*Prompt*:
Write out the listing below in full and exactly, leaving out every picture.

*Supplied records*:
++++

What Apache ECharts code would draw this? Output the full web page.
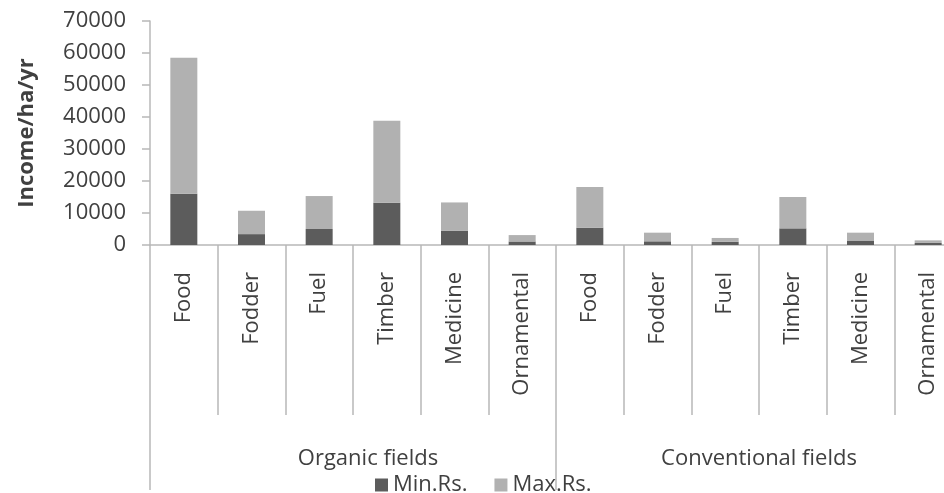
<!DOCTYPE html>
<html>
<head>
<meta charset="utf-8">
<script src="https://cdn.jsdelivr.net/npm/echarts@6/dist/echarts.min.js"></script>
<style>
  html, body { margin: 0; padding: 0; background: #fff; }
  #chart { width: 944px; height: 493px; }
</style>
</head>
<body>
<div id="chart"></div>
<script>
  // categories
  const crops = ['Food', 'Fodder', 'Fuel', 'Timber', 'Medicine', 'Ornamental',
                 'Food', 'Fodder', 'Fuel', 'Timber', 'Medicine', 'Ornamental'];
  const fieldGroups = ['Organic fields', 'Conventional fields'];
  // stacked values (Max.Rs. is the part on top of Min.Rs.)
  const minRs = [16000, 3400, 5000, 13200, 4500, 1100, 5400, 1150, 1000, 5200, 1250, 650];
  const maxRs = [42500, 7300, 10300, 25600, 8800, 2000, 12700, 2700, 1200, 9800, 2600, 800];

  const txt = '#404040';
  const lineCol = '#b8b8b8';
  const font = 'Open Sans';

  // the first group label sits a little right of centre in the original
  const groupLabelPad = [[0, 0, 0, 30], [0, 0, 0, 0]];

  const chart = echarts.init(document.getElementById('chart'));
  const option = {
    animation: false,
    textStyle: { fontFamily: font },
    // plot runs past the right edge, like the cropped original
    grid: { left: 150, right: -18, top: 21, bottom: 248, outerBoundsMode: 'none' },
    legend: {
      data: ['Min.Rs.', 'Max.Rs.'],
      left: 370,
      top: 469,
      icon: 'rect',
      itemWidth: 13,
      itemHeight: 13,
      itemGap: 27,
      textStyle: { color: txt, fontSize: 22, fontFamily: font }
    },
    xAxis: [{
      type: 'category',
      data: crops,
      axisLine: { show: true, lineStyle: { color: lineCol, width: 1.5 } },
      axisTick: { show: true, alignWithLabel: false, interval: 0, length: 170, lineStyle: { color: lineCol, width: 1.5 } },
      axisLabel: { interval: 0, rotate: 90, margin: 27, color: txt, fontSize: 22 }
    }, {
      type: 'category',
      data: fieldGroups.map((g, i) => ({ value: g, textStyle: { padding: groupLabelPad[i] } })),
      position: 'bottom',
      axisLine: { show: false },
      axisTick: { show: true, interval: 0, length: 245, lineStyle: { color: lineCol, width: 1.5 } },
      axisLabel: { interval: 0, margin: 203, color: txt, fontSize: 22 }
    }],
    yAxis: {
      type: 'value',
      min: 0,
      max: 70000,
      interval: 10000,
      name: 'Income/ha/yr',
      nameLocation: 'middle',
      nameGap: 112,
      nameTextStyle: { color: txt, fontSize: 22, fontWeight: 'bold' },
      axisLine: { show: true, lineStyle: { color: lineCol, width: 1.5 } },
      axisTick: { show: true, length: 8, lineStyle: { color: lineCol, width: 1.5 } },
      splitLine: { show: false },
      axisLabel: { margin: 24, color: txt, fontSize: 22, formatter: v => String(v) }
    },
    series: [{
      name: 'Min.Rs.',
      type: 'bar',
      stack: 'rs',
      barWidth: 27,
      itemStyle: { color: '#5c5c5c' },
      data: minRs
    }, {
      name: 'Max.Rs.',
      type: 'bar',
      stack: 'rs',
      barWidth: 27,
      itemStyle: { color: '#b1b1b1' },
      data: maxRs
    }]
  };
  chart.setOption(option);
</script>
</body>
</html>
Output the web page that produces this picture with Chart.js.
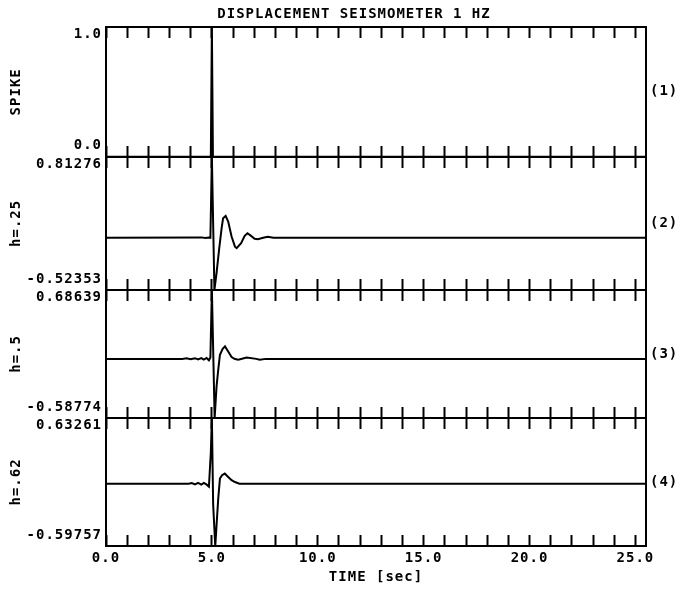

++++

*Reply*:
What Apache ECharts code would draw this? Output the full web page.
<!DOCTYPE html>
<html>
<head>
<meta charset="utf-8">
<script src="https://cdn.jsdelivr.net/npm/echarts@6/dist/echarts.min.js"></script>
<style>
  html, body { margin: 0; padding: 0; background: #fff; }
  #chart { width: 944px; height: 493px; }
</style>
</head>
<body>
<div id="chart"></div>
<script>
  // categories
  const crops = ['Food', 'Fodder', 'Fuel', 'Timber', 'Medicine', 'Ornamental',
                 'Food', 'Fodder', 'Fuel', 'Timber', 'Medicine', 'Ornamental'];
  const fieldGroups = ['Organic fields', 'Conventional fields'];
  // stacked values (Max.Rs. is the part on top of Min.Rs.)
  const minRs = [16000, 3400, 5000, 13200, 4500, 1100, 5400, 1150, 1000, 5200, 1250, 650];
  const maxRs = [42500, 7300, 10300, 25600, 8800, 2000, 12700, 2700, 1200, 9800, 2600, 800];

  const txt = '#404040';
  const lineCol = '#b8b8b8';
  const font = 'Open Sans';

  // the first group label sits a little right of centre in the original
  const groupLabelPad = [[0, 0, 0, 30], [0, 0, 0, 0]];

  const chart = echarts.init(document.getElementById('chart'));
  const option = {
    animation: false,
    textStyle: { fontFamily: font },
    // plot runs past the right edge, like the cropped original
    grid: { left: 150, right: -18, top: 21, bottom: 248, outerBoundsMode: 'none' },
    legend: {
      data: ['Min.Rs.', 'Max.Rs.'],
      left: 370,
      top: 469,
      icon: 'rect',
      itemWidth: 13,
      itemHeight: 13,
      itemGap: 27,
      textStyle: { color: txt, fontSize: 22, fontFamily: font }
    },
    xAxis: [{
      type: 'category',
      data: crops,
      axisLine: { show: true, lineStyle: { color: lineCol, width: 1.5 } },
      axisTick: { show: true, alignWithLabel: false, interval: 0, length: 170, lineStyle: { color: lineCol, width: 1.5 } },
      axisLabel: { interval: 0, rotate: 90, margin: 27, color: txt, fontSize: 22 }
    }, {
      type: 'category',
      data: fieldGroups.map((g, i) => ({ value: g, textStyle: { padding: groupLabelPad[i] } })),
      position: 'bottom',
      axisLine: { show: false },
      axisTick: { show: true, interval: 0, length: 245, lineStyle: { color: lineCol, width: 1.5 } },
      axisLabel: { interval: 0, margin: 203, color: txt, fontSize: 22 }
    }],
    yAxis: {
      type: 'value',
      min: 0,
      max: 70000,
      interval: 10000,
      name: 'Income/ha/yr',
      nameLocation: 'middle',
      nameGap: 112,
      nameTextStyle: { color: txt, fontSize: 22, fontWeight: 'bold' },
      axisLine: { show: true, lineStyle: { color: lineCol, width: 1.5 } },
      axisTick: { show: true, length: 8, lineStyle: { color: lineCol, width: 1.5 } },
      splitLine: { show: false },
      axisLabel: { margin: 24, color: txt, fontSize: 22, formatter: v => String(v) }
    },
    series: [{
      name: 'Min.Rs.',
      type: 'bar',
      stack: 'rs',
      barWidth: 27,
      itemStyle: { color: '#5c5c5c' },
      data: minRs
    }, {
      name: 'Max.Rs.',
      type: 'bar',
      stack: 'rs',
      barWidth: 27,
      itemStyle: { color: '#b1b1b1' },
      data: maxRs
    }]
  };
  chart.setOption(option);
</script>
</body>
</html>
Output the web page that produces this picture with Chart.js.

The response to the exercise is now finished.